A good slogan might get some attention from the eco organisations - and the IPCC. Its WG3 is supposed to report on 13th April, but leaks suggest they will say nothing about birthrate. Each child in the OECD will need a tank of petrol every 5 days for life. Mitigation measures are unlikely to keep up with the emissions. Even with a one-child policy, China's population will still grow for a few years yet. One birth per woman might just slow climate change and species extinction.

05. 03. 2014
Val Stevens

This has been a brilliant exercise by Jonathon and Robin. Some of us have tried for a couple of decades to get our friends in the environment movement to admit the link between environmental destruction and burgeoning human numbers - with no success at all. There is a slight hope that these guys have really made a difference. And I do so like the naming (and shaming where relevant) list.

27. 02. 2014
Andrew Harmsworth

Nice work, Jonathon.
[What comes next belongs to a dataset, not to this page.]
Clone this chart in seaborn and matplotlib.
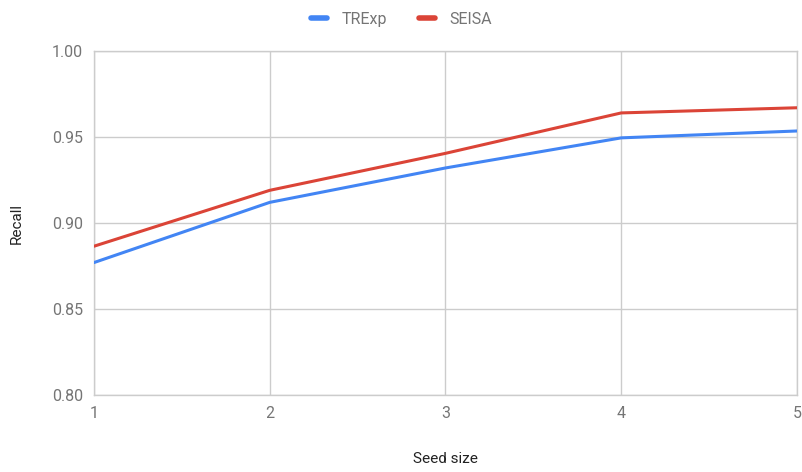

The idea of "decoupling" population growth from environmental degradation is even more difficult to achieve than decoupling economic growth from the same.

27. 02. 2014
Doug

Population, and Peak Oil. To ignore either is daft, both probably suicidal.
I have been a member of Greenpeace for maybe 30 years, and written to them twice over the last few years re their irresponsible attitude to Population/Peak Oil. Their reply was long the lines of - nothing to do with us. "We are all doomed".

27. 02. 2014
Mike Childs (Friends of the Earth)

Thanks for this Jonathon, although it is still work in progress here at Friends of the Earth.

Obviously population will feature in our Big Ideas work - across a number of topics - but we are also beginning a process of scoping how we can best contribute to the international campaigns led by rights-based organisations.